Alibaba and Tencent have secured banking licenses for the China market: What are the implications?
While reports and rumors are flying about Facebook’s mooted interest in securing an e-money license in Ireland1, China’s online leaders – Alibaba and Tencent – have successfully secured their own banking licenses for the China market2 . But as a report released last year by KPMG in China suggests3, China’s online giants are likely benefiting from a combination of unique benefits and market attributes that may not be found outside of the China market. In this report, we look at whether these ‘new entrants’ could use their experience and innovative approaches to disrupt the banking markets not only in China, but also in the West.
That China-based online retailer Tencent or auction site Alibaba have secured one of China’s coveted private banking licenses will come as no surprise to their millions of users4. Both have been offering a range of financial services for years and already have a fairly good grasp of the markets in which they operate.
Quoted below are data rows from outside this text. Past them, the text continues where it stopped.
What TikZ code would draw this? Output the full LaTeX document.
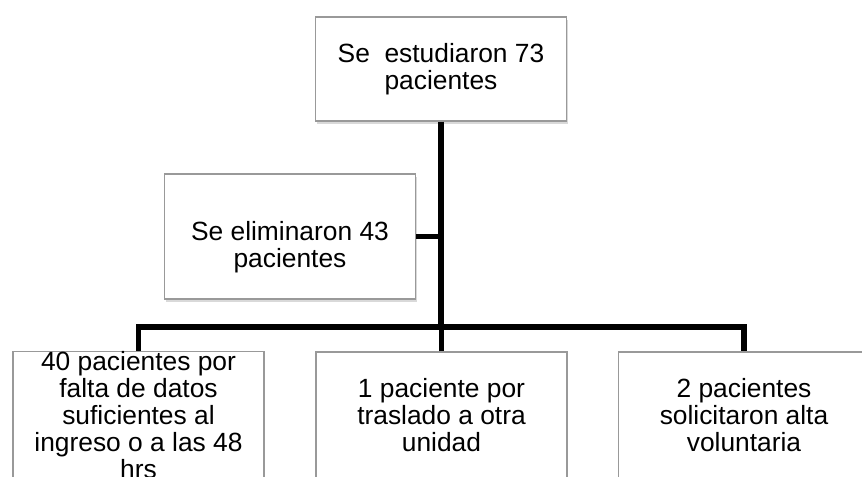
\documentclass[tikz,border=0pt]{standalone}
\usepackage{fontspec}
\setmainfont{Liberation Sans}
\usetikzlibrary{shadows}

\begin{document}
\begin{tikzpicture}[every node/.style={align=center, font=\fontsize{15}{15.4}\selectfont},
    caja/.style={draw=gray!80, line width=0.6pt, fill=white,
        minimum width=5.02cm, inner sep=0pt,
        drop shadow={shadow xshift=0.6pt, shadow yshift=-1.6pt, opacity=0.3, fill=gray}},
    linea/.style={line width=3.4pt, black}]

    \useasboundingbox (0,0) rectangle (17.24,-9.52);
    \clip (0,0) rectangle (17.24,-9.52);

    \node[caja, minimum height=2.08cm] (sup) at (8.82,-1.38) {Se~ estudiaron 73\\pacientes};

    \node[caja, minimum height=2.5cm, text height=1.36cm] (elim) at (5.80,-4.73) {Se eliminaron 43\\pacientes};


    \node[caja, minimum height=2.52cm] (c1) at (2.77,-8.30) {40 pacientes por\\falta de datos\\suficientes al\\ingreso o a las 48\\hrs};

    \node[caja, minimum height=2.52cm] (c2) at (8.83,-8.30) {1 paciente por\\traslado a otra\\unidad};

    \node[caja, minimum height=2.52cm] (c3) at (14.88,-8.30) {2 pacientes\\solicitaron alta\\voluntaria};

    \coordinate (barra) at (8.84,-6.54);

    % conectores
    \draw[linea] (sup.south) -- (sup.south |- barra);
    \draw[linea] (elim.east) -- (elim.east -| sup.south);
    \draw[linea, line join=miter] (c1.north) |- (barra) -| (c3.north);
    \draw[linea] (c2.north) -- (c2.north |- barra);

\end{tikzpicture}
\end{document}
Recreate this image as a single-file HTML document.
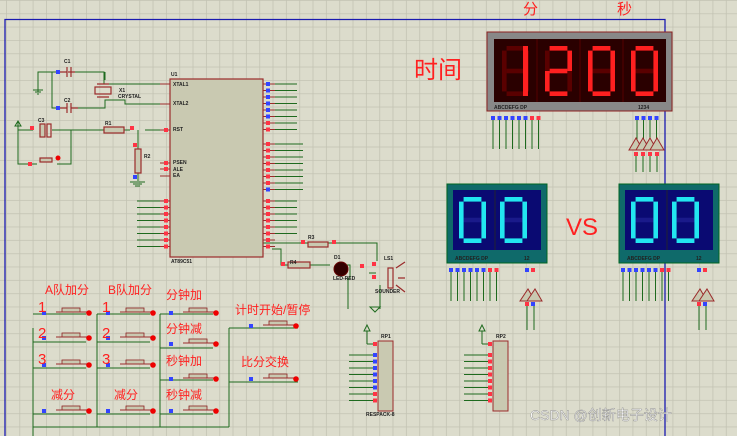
<!DOCTYPE html>
<html><head><meta charset="utf-8"><style>
html,body{margin:0;padding:0;background:#dcdccc;}
svg{display:block}
.cn{font-family:"Liberation Sans","Noto Sans CJK SC",sans-serif;fill:#ff2020}
.sm{font-family:"Liberation Sans",sans-serif;font-size:5px;fill:#222;font-weight:bold}
.gr{font-family:"Liberation Sans",sans-serif;font-size:4px;fill:#999}
</style></head><body>
<svg id="s" width="737" height="436" viewBox="0 0 737 436" xmlns="http://www.w3.org/2000/svg">
<defs>
<pattern id="g" x="6" y="0" width="13.33" height="13.33" patternUnits="userSpaceOnUse">
<rect width="13.33" height="13.33" fill="#dcdccc"/>
<path d="M0 0H13.33M0 0V13.33" stroke="#c3c3b3" stroke-width="1.6" fill="none"/>
</pattern>
</defs>
<rect width="737" height="436" fill="url(#g)"/>
<!-- blue frame -->
<path d="M5 436V19.5H665V436" stroke="#1a1ab0" stroke-width="1.3" fill="none"/>

<g id="wires" stroke="#1e6a1e" stroke-width="1" fill="none">
<!-- oscillator -->
<path d="M38 92V72H58M52 72V108H58M75 72H104V84H160M75 108H105V100H125V104H160M105 72V80M105 102V108"/>
<path d="M18 121V130H33M52 130H130M138 130V181M145 130H165M18 130V164H37M57 164H71V130"/>
<path d="M33 328V436M97 314V427M160 314V427M229 328V427M33 427H229"/>
<path d="M33 314H86M97 314H150M160 314H213"/>
<path d="M33 342H86M97 342H150M160 348H213"/>
<path d="M33 368H86M97 368H150M160 380H213"/>
<path d="M33 414H86M97 414H150M160 414H213"/>
<path d="M229 328H298M229 382H298"/>
<!-- led/buzzer -->
<path d="M263 243H377V261M272 249H281V265H288M300 265H330M345 265H350V278M348 278V309M369 273H376M380 285V309"/>
</g>

<!-- U1 chip -->
<rect x="170" y="79" width="93" height="178" fill="#c9c9b1" stroke="#9b2b2b" stroke-width="1.2"/>
<text x="171" y="76" class="sm">U1</text>
<text x="171" y="263" class="sm">AT89C51</text>
<text x="173" y="86" class="sm" font-size="4">XTAL1</text>
<text x="173" y="105" class="sm" font-size="4">XTAL2</text>
<text x="173" y="131" class="sm" font-size="4">RST</text>
<text x="173" y="164" class="sm" font-size="4">PSEN</text>
<text x="173" y="171" class="sm" font-size="4">ALE</text>
<text x="173" y="177" class="sm" font-size="4">EA</text>

<!-- capacitors/crystal -->
<g stroke="#9b2b2b" stroke-width="1.2" fill="none">
<path d="M58 72H67M75 72H68M67 67V77M71 67V77"/>
<path d="M58 108H67M71 108H78M67 103V113M71 103V113"/>
<rect x="95" y="87" width="16" height="7"/>
<path d="M97 84H109M97 97H109"/>
<rect x="40" y="124" width="5" height="13" fill="#c9c9b1"/><rect x="47" y="124" width="4" height="13"/>
<rect x="104" y="127" width="20" height="6" fill="#c9c9b1"/>
<rect x="135" y="149" width="6" height="24" fill="#c9c9b1"/>
<rect x="40" y="158" width="12" height="4" fill="#c9c9b1"/>
<rect x="308" y="242" width="20" height="5" fill="#c9c9b1"/>
<rect x="288" y="262" width="22" height="6" fill="#c9c9b1"/>
<rect x="388" y="268" width="5" height="20"/>
<path d="M396 268L405 262M396 285L405 292M398 278H405"/>
</g>
<path d="M33 90H43M35 92H41M37 94H39M130 182H145M133 184H142M135 186H140" stroke="#1e6a1e" stroke-width="1"/>
<path d="M18 121L15 126H21Z M370 307H380L375 312Z" fill="none" stroke="#1e6a1e"/>
<circle cx="341" cy="269" r="7" fill="#330000" stroke="#600" />
<text x="64" y="63" class="sm" font-size="7">C1</text>
<text x="64" y="102" class="sm" font-size="7">C2</text>
<text x="38" y="122" class="sm" font-size="7">C3</text>
<text x="119" y="92" class="sm" font-size="7">X1</text>
<text x="118" y="98" class="sm" font-size="4">CRYSTAL</text>
<text x="105" y="125" class="sm" font-size="7">R1</text>
<text x="144" y="158" class="sm" font-size="7">R2</text>
<text x="308" y="239" class="sm" font-size="7">R3</text>
<text x="290" y="264" class="sm" font-size="7">R4</text>
<text x="334" y="259" class="sm" font-size="7">D1</text>
<text x="384" y="260" class="sm" font-size="7">LS1</text>
<text x="375" y="293" class="sm" font-size="4">SOUNDER</text>
<text x="333" y="280" class="sm" font-size="4">LED-RED</text>

<!-- red display -->
<rect x="487" y="32" width="185" height="79" fill="#888" stroke="#8b2020" stroke-width="1"/>
<rect x="494" y="39" width="172" height="63" fill="#2a0000"/>
<text x="494" y="109" class="sm" font-size="5">ABCDEFG  DP</text>
<text x="638" y="109" class="sm" font-size="5">1234</text>
<!-- blue displays -->
<rect x="447" y="184" width="100" height="79" fill="#0f6a6a" stroke="#062" stroke-width="1"/>
<rect x="453" y="190" width="88" height="60" fill="#0a0a72"/>
<text x="455" y="260" class="sm" font-size="5">ABCDEFG  DP</text><text x="524" y="260" class="sm" font-size="5">12</text>
<rect x="619" y="184" width="100" height="79" fill="#0f6a6a" stroke="#062" stroke-width="1"/>
<rect x="625" y="190" width="88" height="60" fill="#0a0a72"/>
<text x="627" y="260" class="sm" font-size="5">ABCDEFG  DP</text><text x="696" y="260" class="sm" font-size="5">12</text>
<g id="digits"></g>
<g id="pins"></g>

<!-- RP -->
<rect x="378" y="341" width="15" height="70" fill="#c9c9b1" stroke="#9b2b2b"/>
<rect x="493" y="341" width="15" height="70" fill="#c9c9b1" stroke="#9b2b2b"/>
<text x="381" y="338" class="sm" font-size="6">RP1</text>
<text x="496" y="338" class="sm" font-size="6">RP2</text>
<text x="366" y="416" class="sm" font-size="4">RESPACK-8</text>

<!-- big labels -->
<text x="414" y="78" class="cn" font-size="24">时间</text>
<text x="523" y="14" class="cn" font-size="15">分</text>
<text x="617" y="14" class="cn" font-size="15">秒</text>
<text x="566" y="235" class="cn" font-size="24">VS</text>
<g class="cn" font-size="12">
<text x="45" y="294">A队加分</text><text x="108" y="294">B队加分</text>
<text x="166" y="299">分钟加</text><text x="166" y="333">分钟减</text>
<text x="166" y="365">秒钟加</text><text x="166" y="399">秒钟减</text>
<text x="51" y="399">减分</text><text x="114" y="399">减分</text>
<text x="235" y="314">计时开始/暂停</text><text x="241" y="366">比分交换</text>
</g>
<g class="cn" font-size="15">
<text x="38" y="312">1</text><text x="38" y="338">2</text><text x="38" y="364">3</text>
<text x="102" y="312">1</text><text x="102" y="338">2</text><text x="102" y="364">3</text>
</g>
<text x="530" y="420" font-family="Liberation Sans,Noto Sans CJK SC,sans-serif" font-size="14" fill="#ffffff" stroke="#888" stroke-width="0.4">CSDN @创新电子设计</text>
</svg>
<script>
var NS="http://www.w3.org/2000/svg",s=document.getElementById('s');
function el(t,a,p){var e=document.createElementNS(NS,t);for(var k in a)e.setAttribute(k,a[k]);(p||s).appendChild(e);return e;}
var D=document.getElementById('digits');
var M={0:"abcdef",1:"bc",2:"abdeg"};
function dig(x,y,w,h,d,on,off){var t=Math.max(3,w*0.17),m=h/2;
var seg={a:[x+t,y,w-2*t,t],d:[x+t,y+h-t,w-2*t,t],g:[x+t,y+m-t/2,w-2*t,t],f:[x,y+t,t,m-t],e:[x,y+m,t,m-t],b:[x+w-t,y+t,t,m-t],c:[x+w-t,y+m,t,m-t]};
for(var k in seg){var r=seg[k];el('rect',{x:r[0],y:r[1],width:r[2],height:r[3],fill:(d!=null&&M[d].indexOf(k)>=0)?on:off},D);}}
[null,1,2,0,0].slice(0);
var rd=[null,1,2,0];
// 4 red digits (first off but "1" shifted)
dig(502,46,27,50,null,'#ff2020','#5a0000');el('rect',{x:523,y:46,width:5,height:50,fill:'#ff2020'},D);
dig(545,46,27,50,2,'#ff2020','#5a0000');dig(588,46,27,50,0,'#ff2020','#5a0000');dig(631,46,27,50,0,'#ff2020','#5a0000');
for(var i=0;i<3;i++)el('line',{x1:537+i*43,y1:39,x2:537+i*43,y2:102,stroke:'#500'},D);
[[460,545],[632,717]].forEach(function(o){dig(o[0]-1,197,27,46,0,'#22e6f0','#1a1a8a');dig(o[0]+40,197,27,46,0,'#22e6f0','#1a1a8a');el('line',{x1:o[0]+35,y1:190,x2:o[0]+35,y2:250,stroke:'#223'},D);});
var P=document.getElementById('pins');
function pin(x,y,c){el('rect',{x:x,y:y,width:4,height:4,fill:c},P);}
function gl(x1,y1,x2,y2){el('line',{x1:x1,y1:y1,x2:x2,y2:y2,stroke:'#1e6a1e','stroke-width':1},P);}
function rl(x1,y1,x2,y2){el('line',{x1:x1,y1:y1,x2:x2,y2:y2,stroke:'#9b2b2b','stroke-width':1},P);}
// chip pins
for(var i=0;i<8;i++){var y=84+i*6.5;rl(263,y,275,y);pin(266,y-2,i<6?'#3344ff':'#ff3344');gl(275,y,297,y);}
for(var i=0;i<8;i++){var y=144+i*6.5;rl(263,y,275,y);pin(266,y-2,i==7?'#3344ff':'#ff3344');gl(275,y,303,y);}
for(var i=0;i<8;i++){var y=201+i*6.5;rl(263,y,275,y);pin(266,y-2,'#ff3344');if(i<6)gl(275,y,297,y);}
for(var i=0;i<8;i++){var y=201+i*6.5;rl(160,y,170,y);pin(164,y-2,'#ff3344');gl(137,y,160,y);}
rl(160,84,170,84);rl(160,104,170,104);rl(160,130,170,130);pin(164,128,'#ff3344');
rl(160,163,170,163);rl(160,169,170,169);rl(160,176,170,176);pin(164,161,'#ff3344');pin(164,167,'#ff3344');
pin(56,70,'#3344ff');pin(56,106,'#3344ff');pin(30,126,'#ff3344');pin(130,126,'#ff3344');pin(133,143,'#ff3344');pin(133,175,'#3344ff');pin(28,162,'#ff3344');
el('circle',{cx:58,cy:158,r:2.5,fill:'#e00'},P);
pin(301,240,'#ff3344');pin(332,240,'#ff3344');pin(281,262,'#ff3344');pin(360,264,'#ff3344');pin(372,262,'#ff3344');pin(372,275,'#ff3344');
// display pins
function dpins(x0,y0,n,cols){for(var i=0;i<n;i++){var x=x0+i*6.5;pin(x-2,y0,cols[i]);gl(x,y0+4,x,y0+33);}}
dpins(493,116,8,['#3344ff','#3344ff','#3344ff','#3344ff','#3344ff','#3344ff','#ff3344','#ff3344']);
dpins(637,116,4,['#3344ff','#3344ff','#3344ff','#3344ff']);
for(var i=0;i<4;i++){el('polygon',{points:(629+i*7)+',150 '+(643+i*7)+',150 '+(636+i*7)+',138',fill:'#c9c9b1',stroke:'#9b2b2b'},P);pin(634+i*7,152,'#ff3344');gl(636+i*7,156,636+i*7,172);}
[[451,268],[623,268]].forEach(function(o){dpins(o[0],o[1],8,['#3344ff','#3344ff','#3344ff','#3344ff','#3344ff','#3344ff','#ff3344','#ff3344']);
var x=o[0]+74;pin(x,o[1],'#3344ff');pin(x+6,o[1],'#ff3344');
for(var i=0;i<2;i++){el('polygon',{points:(x-5+i*7)+',301 '+(x+10+i*7)+',301 '+(x+3+i*7)+',289',fill:'#c9c9b1',stroke:'#9b2b2b'},P);gl(x+2+i*7,304,x+2+i*7,330);}
pin(x,302,'#ff3344');pin(x+6,302,'#3344ff');});
// RP pins
[[378,'#3344ff'],[493,'#ff3344']].forEach(function(o){var x=o[0];pin(x-5,342,'#ff3344');gl(x-11,331,x-11,344);gl(x-11,344,x-5,344);
el('polygon',{points:(x-14)+',331 '+(x-8)+',331 '+(x-11)+',325',fill:'none',stroke:'#1e6a1e'},P);
for(var i=0;i<8;i++){var y=355+i*6.5;pin(x-5,y-2,i<6?o[1]:'#ff3344');gl(x-29,y,x-5,y);}});
// buttons
function btn(x,y){pin(x,y,'#3344ff');el('rect',{x:x+20,y:y-3,width:18,height:4,fill:'#c9c9b1',stroke:'#8b2020','stroke-width':0.8},P);rl(x+14,y+1,x+46,y+1);el('circle',{cx:x+47,cy:y+2,r:2.8,fill:'#ee0000'},P);}
[[42,311],[42,336],[42,363],[42,409],[106,311],[106,336],[106,363],[106,409],[169,311],[169,342],[169,377],[169,409],[249,324],[249,377]].forEach(function(b){btn(b[0],b[1]);});
</script>
</body></html>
Up until they received their banking licenses, both companies were particularly active in the payments sector. Tencent owns TenPay, a successful online payment system which also offers wealth management investment services and credit cards. Alibaba’s payment system, Alipay, is reported to have handled more than 900 billion Yuan (USD144 billion) in mobile payments in 2013, from more than 100 million users.
Also not surprisingly, Tencent and Alibaba have taken different approaches to their entry into financial services. As an auction site, Alibaba’s interest is mainly on providing the right infrastructure and financial products to enable small to medium enterprises to conduct sales on its site. As a result, Alibaba has primarily focused on offering payments services, loans (underwritten, it must be noted, by their considerable corporate treasury) and some wealth management services.
Tencent, on the other hand, is offering financial products as a way to make their site more convenient and their customers more ‘sticky’. Their strategy, up to this point, has been to focus more on the retail side of banking by offering white-label products (originated by China’s more traditional banks) and then using their wealth of data to vastly improve targeting.
Now, Tencent and Alibaba are about to make more formal inroads into banking. In August 2013, China’s cabinet announced that five new private banking licenses would be granted, in part to improve competition and market efficiency, but also to bring new capital and players into the market. By September, both internet companies had submitted an application (each as part of a larger conglomerate) and a year later – in September 2014 – both had received approval to operate banks in China.
In a somewhat separate development, both Alibaba and Tencent have also been asked by the People’s Bank of China (PBOC) to start offering personal credit reporting services – a remit previously provided by the government through the PBOC. The expectation is that they – and the other six companies facing a similar request – will use the data from their eCommerce platform to improve the credit rating system in China and, in doing so, improve access to capital for those currently outside of the banking system.
If they are able to focus on what they do best – which is manage and analyze customer data – there is a good chance that these new competitors may start to chip away at the profits of China’s bigger banks. Their ability to target product offers and deliver them conveniently to customers will almost certainly provide them with a huge advantage from the perspective of both margins and customer loyalty. Their existing brand recognition and national reach will bring them right into the hands of billions of under-banked consumers looking for access to financial products.
Both organizations also have deep experience and insight into the small to medium enterprise market in China – largely gleaned from their eCommerce data and existing relationships – which should help them to quickly capture a massive segment that has historically been underserved by China’s big banks. Adding the rights to provide credit scores provides both organizations with even deeper data sets with which to make lending decisions in the future.
For the most part, China’s banks seem to be working both for, and against, the start-ups. Some have recognized the value of the data that these organizations hold on their customers and have been starting to work with them to create a win:win situation where the banks get a new and already popular ‘channel’ and the start-ups get access to more sophisticated products and reduce their risk. At the same time, however, the banks seem to have successfully lobbied the government to reduce the payment limits allowed over the internet, which will have a direct impact on customers’ ability to transfer money into new online accounts.
While China’s government will likely want to improve regulatory oversight of these new players, we firmly believe that China will lead the world in pioneering new financial services models and approaches. What remains to be seen, however, is how their success will influence the future shape of China’s banking market and improve the financial education of the population.